— DATASET SECTION —
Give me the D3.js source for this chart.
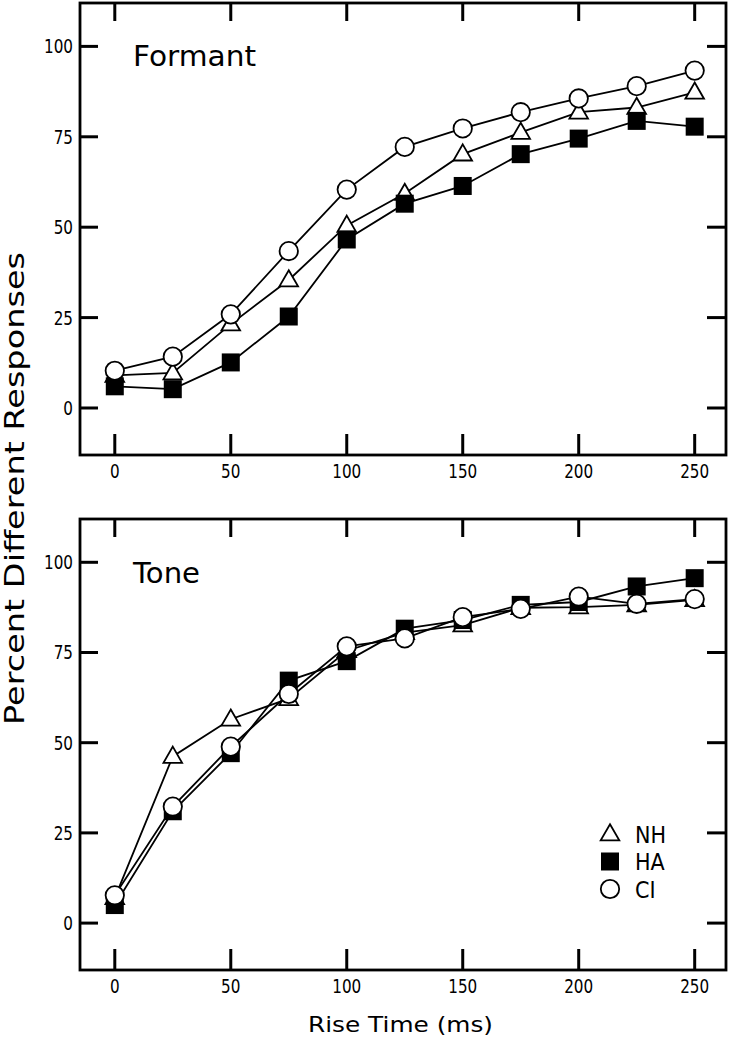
<!DOCTYPE html>
<html><head><meta charset="utf-8">
<script src="https://cdn.jsdelivr.net/npm/d3@7"></script>
<style>
html,body{margin:0;padding:0;background:#fff;}
text{font-family:"DejaVu Sans",sans-serif;fill:#000;}
</style></head>
<body>
<svg id="chart" width="730" height="1039"></svg>
<script>
const riseTime = [0,25,50,75,100,125,150,175,200,225,250];
const xTicks = [0,50,100,150,200,250];
const yTicks = [0,25,50,75,100];
const seriesNames = ["NH","HA","CI"];
// Formant panel
const formantNH = [9,9.7,23.2,35.4,50.5,59.3,70.2,76.2,81.8,83.1,87.3];
const formantHA = [6.0,5.2,12.6,25.3,46.6,56.5,61.4,70.2,74.5,79.4,77.8];
const formantCI = [10.3,14.2,25.9,43.4,60.4,72.2,77.3,81.8,85.6,89.0,93.3];
// Tone panel
const toneNH = [7,46.2,56.5,62.2,75.5,80.5,82.6,87.4,87.6,88.2,89.6];
const toneHA = [5.0,31.0,47.1,67.2,72.6,81.6,84.0,88.2,89.0,93.3,95.6];
const toneCI = [7.7,32.3,48.9,63.5,76.7,78.9,84.8,87.1,90.5,88.5,89.8];

const svg = d3.select("#chart");

function tickText(g, tx, ty, anchor, str){
  g.append("text").attr("transform",`translate(${tx},${ty}) scale(0.78,1)`)
    .attr("text-anchor",anchor).attr("font-size",19.5).text(str);
}

function panel(opts){
  const x = d3.scaleLinear().domain([-15,263.5]).range([80,726]);
  const y = d3.scaleLinear().domain([-13,112]).range([opts.bottom, opts.top]);
  const g = svg.append("g");
  g.append("rect").attr("x",x(-15)).attr("y",y(112)).attr("width",x(263.5)-x(-15)).attr("height",y(-13)-y(112))
    .attr("fill","none").attr("stroke","#000").attr("stroke-width",2.8);
  yTicks.forEach(t=>{
    g.append("line").attr("x1",x(-15)).attr("x2",x(-15)+18).attr("y1",y(t)).attr("y2",y(t)).attr("stroke","#000").attr("stroke-width",3);
    g.append("line").attr("x1",x(263.5)).attr("x2",x(263.5)-19).attr("y1",y(t)).attr("y2",y(t)).attr("stroke","#000").attr("stroke-width",3);
    tickText(g, x(-15)-7, y(t)+7, "end", t);
  });
  xTicks.forEach(t=>{
    g.append("line").attr("x1",x(t)).attr("x2",x(t)).attr("y1",y(-13)).attr("y2",y(-13)-21).attr("stroke","#000").attr("stroke-width",3);
    g.append("line").attr("x1",x(t)).attr("x2",x(t)).attr("y1",y(112)).attr("y2",y(112)+18).attr("stroke","#000").attr("stroke-width",3);
    tickText(g, x(t), y(-13)+23, "middle", t);
  });
  g.append("text").attr("x",133).attr("y",y(100)+opts.labelDy).attr("font-size",29)
    .attr("textLength",opts.labelLen).attr("lengthAdjust","spacingAndGlyphs").text(opts.label);
  const data = opts.data;
  const line = d3.line().x((d,i)=>x(riseTime[i])).y(d=>y(d));
  data.forEach(s=>{
    g.append("path").attr("d",line(s.values)).attr("fill","none").attr("stroke","#000").attr("stroke-width",1.8);
  });
  data.forEach(s=>{
    s.values.forEach((v,i)=>drawMarker(g, s.name, x(riseTime[i]), y(v)));
  });
}

function drawMarker(g, name, cx, cy){
  if(name==="NH"){
    const sym = d3.symbol().type(d3.symbolTriangle).size(150);
    g.append("path").attr("d",sym()).attr("transform",`translate(${cx},${cy+1})`).attr("fill","#fff").attr("stroke","#000").attr("stroke-width",1.8);
  } else if(name==="HA"){
    g.append("rect").attr("x",cx-9).attr("y",cy-9).attr("width",18).attr("height",18).attr("fill","#000");
  } else {
    g.append("circle").attr("cx",cx).attr("cy",cy).attr("r",9.2).attr("fill","#fff").attr("stroke","#000").attr("stroke-width",1.8);
  }
}

panel({top:3,bottom:455,label:"Formant",labelLen:123,labelDy:20,data:[
  {name:"NH",values:formantNH},{name:"HA",values:formantHA},{name:"CI",values:formantCI}]});
panel({top:519,bottom:970,label:"Tone",labelLen:67,labelDy:21,data:[
  {name:"NH",values:toneNH},{name:"HA",values:toneHA},{name:"CI",values:toneCI}]});

// legend
const lg = svg.append("g");
seriesNames.forEach((n,i)=>{
  const cy = 834 + i*27.5;
  drawMarker(lg, n, 610, cy);
  lg.append("text").attr("transform",`translate(635,${cy+8.5}) scale(0.9,1)`).attr("font-size",23).text(n);
});

svg.append("text").attr("x",308).attr("y",1032).attr("font-size",22)
  .attr("textLength",185).attr("lengthAdjust","spacingAndGlyphs").text("Rise Time (ms)");
svg.append("text").attr("transform","translate(24,725) rotate(-90)").attr("font-size",26)
  .attr("textLength",473).attr("lengthAdjust","spacingAndGlyphs").text("Percent Different Responses");
</script>
</body></html>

— STATED TASK —
Across the data above, how many lines include the word "chart"? Give only the count.

— WRITTEN REPLY —
3